San Agustín y San Pablo. Cuando yo era pequeño, en mi casa no había libros. Mi padre no podía leer. Se había quedado sordo y ciego por leer la Biblia que le había dejado el señor cura. Leían a la luz de la lumbre, del fogón. Cuando llegábamos con los problemas de la escuela y no los sabíamos resolver, acudíamos a mi padre, que siempre nos lo resolvía. Era muy inteligente mi padre. En mi casa había algunas joyas que había comprado al cura viejo: uno de ellos era un libro de San Agustín y las Epístolas de San Juan. En mi casa se rezaba el rosario y cada día se leía la vida de un santo, que eran vidas más milagrosas que las de ahora.
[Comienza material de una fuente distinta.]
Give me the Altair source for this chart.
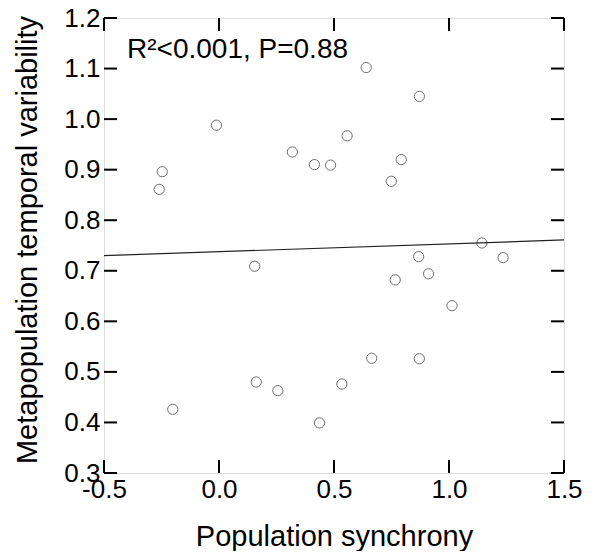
import altair as alt
import pandas as pd

# Scatter data (population synchrony vs metapopulation temporal variability)
x_sync = [0.640, 0.871, -0.011, 0.557, 0.319, 0.792, 0.415, 0.485, -0.247, -0.260,
          0.749, 1.143, 0.868, 1.235, 0.155, 0.911, 0.766, 1.013, 0.664, 0.871,
          0.162, 0.534, 0.256, -0.201, 0.437]
y_var = [1.102, 1.045, 0.988, 0.967, 0.935, 0.920, 0.910, 0.909, 0.896, 0.861,
         0.877, 0.755, 0.728, 0.726, 0.709, 0.694, 0.682, 0.631, 0.527, 0.526,
         0.480, 0.476, 0.463, 0.426, 0.399]

# Regression line end points
line_x = [-0.5, 1.5]
line_y = [0.730, 0.761]

x_ticks = [-0.5, 0.0, 0.5, 1.0, 1.5]
y_ticks = [0.3, 0.4, 0.5, 0.6, 0.7, 0.8, 0.9, 1.0, 1.1, 1.2]

annotation = "R²<0.001, P=0.88"
x_title = "Population synchrony"
y_title = "Metapopulation temporal variability"

W, H = 460, 455
PAD_TOP, PAD_BOTTOM = 10, 78
FONT = "Liberation Sans"
FS = 26
TFS = 29
TICK = 13

pts = pd.DataFrame({"x": x_sync, "y": y_var})
line_df = pd.DataFrame({"x": line_x, "y": line_y})
xt = pd.DataFrame({"v": x_ticks})
yt = pd.DataFrame({"v": y_ticks})

xscale = alt.Scale(domain=[-0.5, 1.5], nice=False, zero=False)
yscale = alt.Scale(domain=[0.3, 1.2], nice=False, zero=False)

label_expr = "replace(format(datum.value, '.1f'), '\u2212', '-')"

xaxis = alt.Axis(values=x_ticks, labelExpr=label_expr, title=x_title, grid=False, ticks=False,
                 tickSize=0, domain=False, labelPadding=3, labelFontSize=FS,
                 titleFontSize=TFS, labelFont=FONT, titleFont=FONT, titleFontWeight="normal",
                 labelColor="black", titleColor="black",
                 titleY=545 - (8 + PAD_TOP + H), titleBaseline="alphabetic",
                 labelOverlap=False, labelFlush=False)
yaxis = alt.Axis(values=y_ticks, labelExpr=label_expr, title=y_title, grid=False, ticks=False,
                 tickSize=0, domain=False, labelPadding=4, labelFontSize=FS,
                 titleFontSize=TFS, labelFont=FONT, titleFont=FONT, titleFontWeight="normal",
                 labelColor="black", titleColor="black",
                 titleX=-68, titleY=H / 2 - 6, titleBaseline="alphabetic", titleAngle=270,
                 titleAlign="center", labelOverlap=False, labelFlush=False)

points = alt.Chart(pts).mark_point(shape="circle", filled=False, size=105,
                                    stroke="#6e6e6e", strokeWidth=1, opacity=1).encode(
    x=alt.X("x:Q", scale=xscale, axis=xaxis),
    y=alt.Y("y:Q", scale=yscale, axis=yaxis),
)

reg = alt.Chart(line_df).mark_line(color="#222222", strokeWidth=1.2).encode(
    x=alt.X("x:Q", scale=xscale),
    y=alt.Y("y:Q", scale=yscale),
)

left_ticks = alt.Chart(yt).mark_rule(color="black", strokeWidth=2).encode(
    y=alt.Y("v:Q", scale=yscale), x=alt.value(0), x2=alt.value(TICK))
right_ticks = alt.Chart(yt).mark_rule(color="black", strokeWidth=2).encode(
    y=alt.Y("v:Q", scale=yscale), x=alt.value(W - TICK), x2=alt.value(W))
bottom_ticks = alt.Chart(xt).mark_rule(color="black", strokeWidth=2).encode(
    x=alt.X("v:Q", scale=xscale), y=alt.value(H - TICK), y2=alt.value(H))
top_ticks = alt.Chart(xt).mark_rule(color="black", strokeWidth=2).encode(
    x=alt.X("v:Q", scale=xscale), y=alt.value(0), y2=alt.value(TICK))

label = alt.Chart(pd.DataFrame({"t": [annotation]})).mark_text(
    align="left", baseline="alphabetic", font=FONT, fontSize=28, color="black"
).encode(x=alt.value(23), y=alt.value(40), text="t:N")

chart = alt.layer(points, reg, left_ticks, right_ticks, bottom_ticks, top_ticks, label).properties(
    width=W, height=H,
    autosize=alt.AutoSizeParams(type="none"),
    padding={"left": 96, "top": PAD_TOP, "right": 24, "bottom": PAD_BOTTOM},
).configure_view(stroke="black", strokeWidth=2).configure(background="white")

chart.save("out.html", embed_options={"renderer": "svg", "actions": False})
— ¿Qué admira de San Pablo?

—El coraje y la fe en Jesucristo. Y de San Agustín, exactamente lo mismo: «Nos has hecho Señor para tí y nuestro corazón está inquieto hasta que descanse en tí». Los dos fueron grandes pecadores. San Pablo, pues fue asesino, fue quien guardó los capotes de los que apedreaban a San Esteban. Pero, una vez que se convirtió, lo que sufrió... y lo mismo puede decirse de San Agustín.

— ¿Cree que la pobreza genera más santidad?

—Si se lleva bien, si. Si no, todo lo contrario porque crea desesperación. A quien cree en Dios no le falta nada. pero la pobreza no ayuda nada.